* **EXERCISE PROMPT**: Among the entries that follow, the required portion opens with the line containing "Write a web" and closes with the line containing "d3.scaleLinear().domain([-1, 3.48]).range([height, 0]);". Give that portion again exactly, and nothing else.

* **RECORDS FOR THE EXERCISE**:
----
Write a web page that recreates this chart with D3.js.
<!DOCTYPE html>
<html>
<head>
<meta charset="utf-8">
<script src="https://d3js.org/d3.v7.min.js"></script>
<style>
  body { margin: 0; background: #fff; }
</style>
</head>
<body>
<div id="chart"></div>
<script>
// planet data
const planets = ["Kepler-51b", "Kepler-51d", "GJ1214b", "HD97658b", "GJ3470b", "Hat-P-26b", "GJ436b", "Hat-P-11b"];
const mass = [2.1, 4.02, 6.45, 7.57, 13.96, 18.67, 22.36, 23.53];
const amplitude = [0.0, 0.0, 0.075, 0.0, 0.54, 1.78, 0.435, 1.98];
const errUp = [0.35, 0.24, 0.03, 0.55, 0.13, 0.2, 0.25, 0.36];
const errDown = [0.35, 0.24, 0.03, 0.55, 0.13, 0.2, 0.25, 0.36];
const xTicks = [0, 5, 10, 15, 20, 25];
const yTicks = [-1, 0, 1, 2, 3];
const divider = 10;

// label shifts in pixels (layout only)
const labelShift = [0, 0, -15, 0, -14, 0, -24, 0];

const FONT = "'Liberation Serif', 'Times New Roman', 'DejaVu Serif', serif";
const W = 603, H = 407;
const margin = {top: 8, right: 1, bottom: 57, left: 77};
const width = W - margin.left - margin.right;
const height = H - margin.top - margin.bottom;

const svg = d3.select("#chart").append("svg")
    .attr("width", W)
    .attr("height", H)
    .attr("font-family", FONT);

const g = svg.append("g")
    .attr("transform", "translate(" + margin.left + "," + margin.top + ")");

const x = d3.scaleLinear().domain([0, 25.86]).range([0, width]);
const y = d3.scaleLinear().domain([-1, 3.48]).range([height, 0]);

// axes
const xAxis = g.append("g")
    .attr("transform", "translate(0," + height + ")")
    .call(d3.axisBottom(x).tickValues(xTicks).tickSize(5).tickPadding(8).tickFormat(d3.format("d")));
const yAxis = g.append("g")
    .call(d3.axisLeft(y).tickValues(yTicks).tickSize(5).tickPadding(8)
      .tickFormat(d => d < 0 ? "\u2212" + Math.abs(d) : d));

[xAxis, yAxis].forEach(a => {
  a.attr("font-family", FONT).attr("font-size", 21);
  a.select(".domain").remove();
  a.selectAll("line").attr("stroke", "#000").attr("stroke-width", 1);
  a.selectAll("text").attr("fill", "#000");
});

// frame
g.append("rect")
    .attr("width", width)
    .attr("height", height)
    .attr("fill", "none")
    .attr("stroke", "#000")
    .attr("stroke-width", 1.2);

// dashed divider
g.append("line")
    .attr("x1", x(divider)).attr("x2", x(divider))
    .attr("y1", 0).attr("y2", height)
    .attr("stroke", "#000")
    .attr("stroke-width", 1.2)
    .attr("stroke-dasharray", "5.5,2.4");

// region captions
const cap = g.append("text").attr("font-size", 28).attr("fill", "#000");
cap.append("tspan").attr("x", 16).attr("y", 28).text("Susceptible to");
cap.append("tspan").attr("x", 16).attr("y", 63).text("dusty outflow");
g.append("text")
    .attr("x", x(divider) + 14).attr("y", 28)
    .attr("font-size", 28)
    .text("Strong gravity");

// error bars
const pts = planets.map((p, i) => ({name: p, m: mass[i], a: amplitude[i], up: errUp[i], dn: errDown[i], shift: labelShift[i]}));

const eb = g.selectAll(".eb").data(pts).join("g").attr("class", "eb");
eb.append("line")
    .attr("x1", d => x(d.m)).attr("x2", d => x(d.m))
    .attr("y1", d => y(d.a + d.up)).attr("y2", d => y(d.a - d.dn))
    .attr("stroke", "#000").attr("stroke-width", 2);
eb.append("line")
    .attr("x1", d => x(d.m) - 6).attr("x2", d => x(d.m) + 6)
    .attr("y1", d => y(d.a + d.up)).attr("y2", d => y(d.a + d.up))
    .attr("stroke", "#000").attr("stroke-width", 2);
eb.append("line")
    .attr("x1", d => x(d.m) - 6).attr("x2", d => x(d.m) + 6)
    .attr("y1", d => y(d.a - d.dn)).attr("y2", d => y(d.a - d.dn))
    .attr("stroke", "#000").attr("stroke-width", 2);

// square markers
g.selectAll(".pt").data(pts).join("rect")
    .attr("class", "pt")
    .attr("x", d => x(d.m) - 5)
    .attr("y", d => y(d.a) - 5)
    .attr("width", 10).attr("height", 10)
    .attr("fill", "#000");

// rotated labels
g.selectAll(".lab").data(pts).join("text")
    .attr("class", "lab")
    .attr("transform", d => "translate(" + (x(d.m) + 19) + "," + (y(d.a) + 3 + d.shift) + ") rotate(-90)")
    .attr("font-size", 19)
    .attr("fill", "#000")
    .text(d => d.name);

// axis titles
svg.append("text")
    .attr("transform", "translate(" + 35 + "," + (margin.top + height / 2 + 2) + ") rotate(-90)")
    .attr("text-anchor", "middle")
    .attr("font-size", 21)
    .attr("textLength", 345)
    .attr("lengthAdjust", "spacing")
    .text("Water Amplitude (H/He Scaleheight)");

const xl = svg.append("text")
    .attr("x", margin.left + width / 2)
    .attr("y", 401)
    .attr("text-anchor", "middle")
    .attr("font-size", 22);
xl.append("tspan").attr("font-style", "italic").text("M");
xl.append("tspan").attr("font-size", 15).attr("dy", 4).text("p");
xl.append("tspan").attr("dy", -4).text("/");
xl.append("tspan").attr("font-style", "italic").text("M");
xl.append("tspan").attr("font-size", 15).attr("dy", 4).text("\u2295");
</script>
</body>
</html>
----
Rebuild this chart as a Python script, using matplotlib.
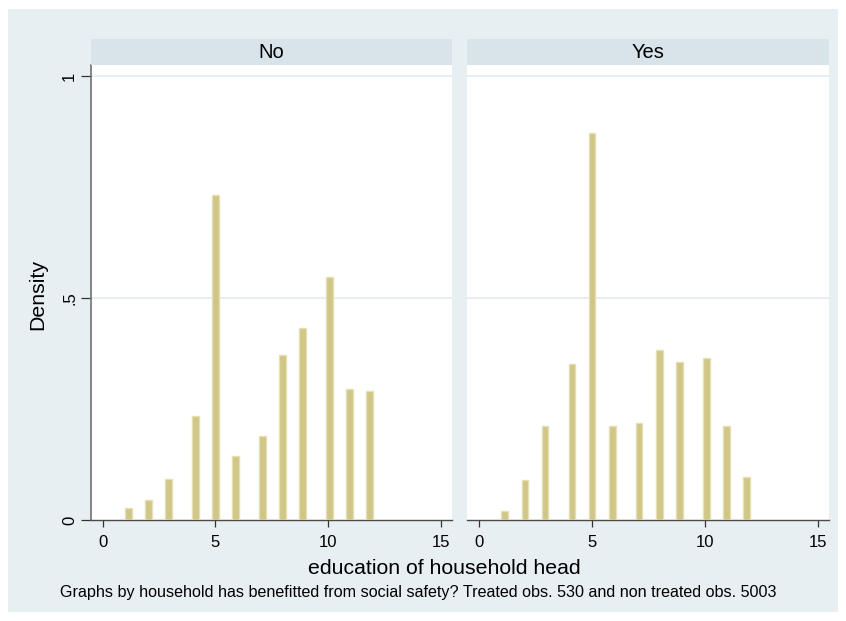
----
* **EXPECTED ANSWER**:
Write a web page that recreates this chart with D3.js.
<!DOCTYPE html>
<html>
<head>
<meta charset="utf-8">
<script src="https://d3js.org/d3.v7.min.js"></script>
<style>
  body { margin: 0; background: #fff; }
</style>
</head>
<body>
<div id="chart"></div>
<script>
// planet data
const planets = ["Kepler-51b", "Kepler-51d", "GJ1214b", "HD97658b", "GJ3470b", "Hat-P-26b", "GJ436b", "Hat-P-11b"];
const mass = [2.1, 4.02, 6.45, 7.57, 13.96, 18.67, 22.36, 23.53];
const amplitude = [0.0, 0.0, 0.075, 0.0, 0.54, 1.78, 0.435, 1.98];
const errUp = [0.35, 0.24, 0.03, 0.55, 0.13, 0.2, 0.25, 0.36];
const errDown = [0.35, 0.24, 0.03, 0.55, 0.13, 0.2, 0.25, 0.36];
const xTicks = [0, 5, 10, 15, 20, 25];
const yTicks = [-1, 0, 1, 2, 3];
const divider = 10;

// label shifts in pixels (layout only)
const labelShift = [0, 0, -15, 0, -14, 0, -24, 0];

const FONT = "'Liberation Serif', 'Times New Roman', 'DejaVu Serif', serif";
const W = 603, H = 407;
const margin = {top: 8, right: 1, bottom: 57, left: 77};
const width = W - margin.left - margin.right;
const height = H - margin.top - margin.bottom;

const svg = d3.select("#chart").append("svg")
    .attr("width", W)
    .attr("height", H)
    .attr("font-family", FONT);

const g = svg.append("g")
    .attr("transform", "translate(" + margin.left + "," + margin.top + ")");

const x = d3.scaleLinear().domain([0, 25.86]).range([0, width]);
const y = d3.scaleLinear().domain([-1, 3.48]).range([height, 0]);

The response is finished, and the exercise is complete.